- Traditional Chinese: 太平寰宇記
- Simplified Chinese: 太平寰宇记

Standard Mandarin
- Hanyu Pinyin: Tàipíng Huányǔ Jì

Yue: Cantonese
- Jyutping: Taai^{3} Ping^{4} Waan^{4} Yu^{5} Gei^{3}

= Taiping Huanyu Ji =

10th-century Chinese geographical treatise

The Taiping Huanyu Ji (太平寰宇記), or "Universal Geography of the Taiping (Xingguo) Era [976–983]," is a 10th-century AD geographical treatise by Chinese scholar Yue Shi 樂史 (930–1007), written during the reign of Emperor Taizong of Song in the Northern Song dynasty. Comprising 200 scrolls (or volumes), it has entries for nearly all areas of China at the time of its publication, complete with place-names and their etymologies. The work generally follows Tang dynasty systems of geographical and political designation, dividing China into 13 "Circuits" (道 (dào)), and then subdividing further into the more traditional "prefectures" (州 (zhōu)) and "counties" (縣 (县, xiàn)). Because it is largely based on Tang works, it constitutes an important source for the study of Tang geography.
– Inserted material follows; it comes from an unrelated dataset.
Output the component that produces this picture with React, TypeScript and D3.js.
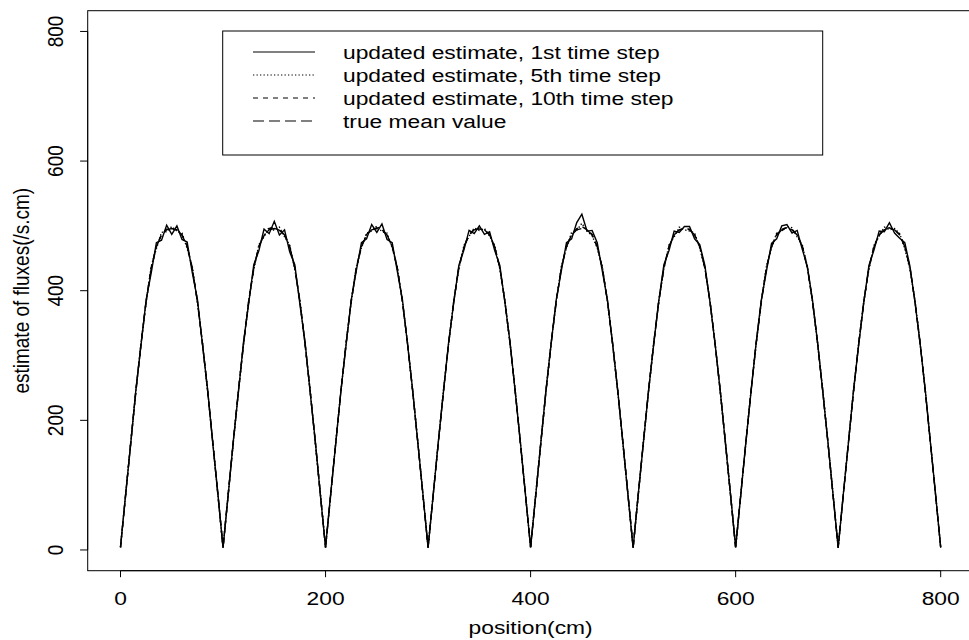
import React from 'react';
import * as d3 from 'd3';

// positions (cm) sampled every 5 cm
const positions: number[] = d3.range(0, 801, 5);

const xTicks = [0, 200, 400, 600, 800];
const yTicks = [0, 200, 400, 600, 800];

const xLabel = 'position(cm)';
const yLabel = 'estimate of fluxes(/s.cm)';

const legendLabels = [
  'updated estimate, 1st time step',
  'updated estimate, 5th time step',
  'updated estimate, 10th time step',
  'true mean value',
];

const estimate1st = [
  5, 86, 164, 247, 316, 386, 428, 474, 478, 501, 487, 500, 479, 475, 428, 387, 316, 247, 164, 87,
  3, 84, 168, 243, 321, 380, 440, 462, 495, 488, 507, 486, 494, 460, 440, 379, 321, 243, 168, 84,
  4, 87, 165, 246, 316, 385, 431, 474, 480, 502, 490, 503, 479, 474, 430, 386, 317, 246, 165, 86,
  3, 85, 167, 244, 320, 381, 439, 463, 493, 488, 500, 487, 491, 462, 439, 381, 320, 244, 167, 85,
  4, 84, 166, 247, 318, 386, 431, 474, 480, 505, 518, 492, 493, 474, 430, 385, 318, 246, 166, 84,
  3, 86, 165, 245, 316, 384, 440, 462, 492, 490, 499, 499, 480, 471, 439, 382, 317, 245, 165, 86,
  4, 85, 167, 244, 320, 385, 430, 473, 480, 500, 502, 489, 493, 464, 437, 385, 319, 244, 167, 85,
  3, 86, 165, 247, 316, 382, 439, 463, 492, 491, 505, 489, 481, 474, 438, 381, 317, 246, 165, 86,
  4,
];

const estimate5th = [
  4, 85, 167, 244, 319, 382, 438, 465, 490, 491, 499, 492, 489, 465, 437, 382, 319, 245, 167, 85,
  4, 86, 165, 246, 317, 384, 433, 471, 483, 498, 493, 498, 483, 471, 433, 385, 317, 246, 165, 86,
  4, 84, 167, 245, 319, 382, 437, 466, 489, 492, 500, 491, 489, 466, 437, 382, 319, 244, 167, 84,
  4, 86, 166, 246, 317, 384, 433, 470, 484, 497, 493, 496, 484, 470, 433, 384, 317, 246, 166, 86,
  4, 85, 165, 245, 319, 383, 438, 466, 490, 493, 504, 492, 485, 466, 437, 383, 319, 245, 165, 85,
  4, 85, 167, 244, 317, 384, 433, 471, 483, 498, 494, 492, 489, 466, 434, 384, 318, 244, 167, 85,
  4, 86, 166, 246, 318, 382, 437, 466, 489, 492, 499, 497, 483, 471, 437, 382, 318, 246, 166, 86,
  4, 85, 166, 245, 319, 384, 433, 470, 484, 498, 494, 496, 488, 465, 433, 384, 319, 245, 166, 85,
  4,
];

const estimate10th = [
  4, 85, 166, 246, 318, 384, 436, 468, 487, 495, 495, 494, 486, 469, 434, 384, 318, 245, 166, 85,
  4, 85, 167, 245, 318, 383, 435, 469, 485, 496, 497, 493, 487, 468, 436, 383, 318, 245, 167, 85,
  4, 85, 166, 245, 318, 384, 435, 468, 487, 494, 497, 495, 485, 469, 435, 384, 318, 245, 166, 85,
  4, 85, 166, 245, 318, 383, 436, 467, 486, 495, 495, 494, 487, 467, 435, 383, 318, 245, 166, 85,
  4, 85, 166, 245, 318, 384, 435, 469, 486, 496, 499, 494, 487, 468, 435, 384, 318, 245, 166, 85,
  4, 85, 166, 245, 318, 383, 436, 468, 486, 494, 496, 495, 486, 468, 435, 383, 318, 245, 166, 85,
  4, 85, 166, 245, 318, 384, 435, 468, 487, 495, 497, 494, 486, 469, 435, 384, 318, 245, 166, 85,
  4, 85, 166, 245, 318, 383, 435, 469, 486, 495, 497, 494, 487, 468, 436, 383, 318, 245, 166, 85,
  4,
];

const trueMean = [
  4, 85, 166, 245, 318, 383, 435, 468, 486, 494, 496, 494, 486, 468, 435, 383, 318, 245, 166, 85,
  4, 85, 166, 245, 318, 383, 435, 468, 486, 494, 496, 494, 486, 468, 435, 383, 318, 245, 166, 85,
  4, 85, 166, 245, 318, 383, 435, 468, 486, 494, 496, 494, 486, 468, 435, 383, 318, 245, 166, 85,
  4, 85, 166, 245, 318, 383, 435, 468, 486, 494, 496, 494, 486, 468, 435, 383, 318, 245, 166, 85,
  4, 85, 166, 245, 318, 383, 435, 468, 486, 494, 496, 494, 486, 468, 435, 383, 318, 245, 166, 85,
  4, 85, 166, 245, 318, 383, 435, 468, 486, 494, 496, 494, 486, 468, 435, 383, 318, 245, 166, 85,
  4, 85, 166, 245, 318, 383, 435, 468, 486, 494, 496, 494, 486, 468, 435, 383, 318, 245, 166, 85,
  4, 85, 166, 245, 318, 383, 435, 468, 486, 494, 496, 494, 486, 468, 435, 383, 318, 245, 166, 85,
  4,
];

const seriesData = [estimate1st, estimate5th, estimate10th, trueMean];
const dashes = ['none', '1.3,2.2', '5,5', '11,5'];

const FONT = '"Liberation Sans", Arial, Helvetica, sans-serif';
const FS = 19;
const SX = 1.2;

export default function App() {
  const W = 969;
  const H = 640;
  const left = 87.7;
  const right = 973.5;
  const top = 10.7;
  const bottom = 570.7;

  const x = d3.scaleLinear().domain([-32, 832]).range([left, right]);
  const y = d3.scaleLinear().domain([-32, 832]).range([bottom, top]);

  const line = d3
    .line<number>()
    .x((_, i) => x(positions[i]))
    .y((d) => y(d));

  const legendX = 222.7;
  const legendY = 31;
  const legendW = 600;
  const legendH = 124;
  const rowY = [52, 75, 98, 121];

  return (
    <svg
      width={W}
      height={H}
      style={{ position: 'absolute', left: 0, top: 0, background: '#fff' }}
      fontFamily={FONT}
    >
      <rect x={0} y={0} width={W} height={H} fill="#fff" />
      {/* data lines */}
      <g fill="none" stroke="#000">
        {seriesData.map((s, k) => (
          <path
            key={k}
            d={line(s) || ''}
            strokeWidth={1.4}
            strokeDasharray={dashes[k]}
          />
        ))}
      </g>

      {/* box */}
      <rect
        x={left}
        y={top}
        width={right - left}
        height={bottom - top}
        fill="none"
        stroke="#000"
        strokeWidth={1}
      />

      {/* x axis */}
      <g stroke="#000" strokeWidth={1}>
        <line x1={x(xTicks[0])} x2={x(xTicks[xTicks.length - 1])} y1={bottom} y2={bottom} />
        {xTicks.map((t) => (
          <line key={t} x1={x(t)} x2={x(t)} y1={bottom} y2={bottom + 6.5} />
        ))}
      </g>
      {xTicks.map((t) => (
        <text
          key={t}
          transform={`translate(${x(t)},605) scale(${SX},1)`}
          textAnchor="middle"
          fontSize={FS}
          fill="#000"
        >
          {t}
        </text>
      ))}
      <text
        transform={`translate(${(left + right) / 2},634) scale(${SX},1)`}
        textAnchor="middle"
        fontSize={FS}
        fill="#000"
      >
        {xLabel}
      </text>

      {/* y axis */}
      <g stroke="#000" strokeWidth={1}>
        <line x1={left} x2={left} y1={y(yTicks[0])} y2={y(yTicks[yTicks.length - 1])} />
        {yTicks.map((t) => (
          <line key={t} x1={left} x2={left - 7.6} y1={y(t)} y2={y(t)} />
        ))}
      </g>
      {yTicks.map((t) => (
        <text
          key={t}
          transform={`translate(63,${y(t)}) scale(${SX},1) rotate(-90)`}
          textAnchor="middle"
          fontSize={FS}
          fill="#000"
        >
          {t}
        </text>
      ))}
      <text
        transform={`translate(29,${(top + bottom) / 2}) scale(${SX},1) rotate(-90)`}
        textAnchor="middle"
        fontSize={FS}
        fill="#000"
      >
        {yLabel}
      </text>

      {/* legend */}
      <rect
        x={legendX}
        y={legendY}
        width={legendW}
        height={legendH}
        fill="#fff"
        stroke="#000"
        strokeWidth={1}
      />
      {legendLabels.map((lab, k) => (
        <g key={k}>
          <line
            x1={253}
            x2={315}
            y1={rowY[k]}
            y2={rowY[k]}
            stroke="#000"
            strokeWidth={1}
            strokeDasharray={dashes[k]}
          />
          <text
            transform={`translate(343,${rowY[k] + 6.5}) scale(${SX},1)`}
            fontSize={FS}
            fill="#000"
          >
            {lab}
          </text>
        </g>
      ))}
    </svg>
  );
}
The Taiping Huanyu Ji generally records places' populations, notable landmarks and religious or ceremonial structures, customs, and basic historical information, sometimes adding details not found in Sima Qian's Records of the Grand Historian, China's most renowned historical treatise. It also set the trend for including biographies, literary citations, and other material in Chinese geographical works. It should not be confused with Taiping Yulan or Taiping Guangji, which were compiled around the same era.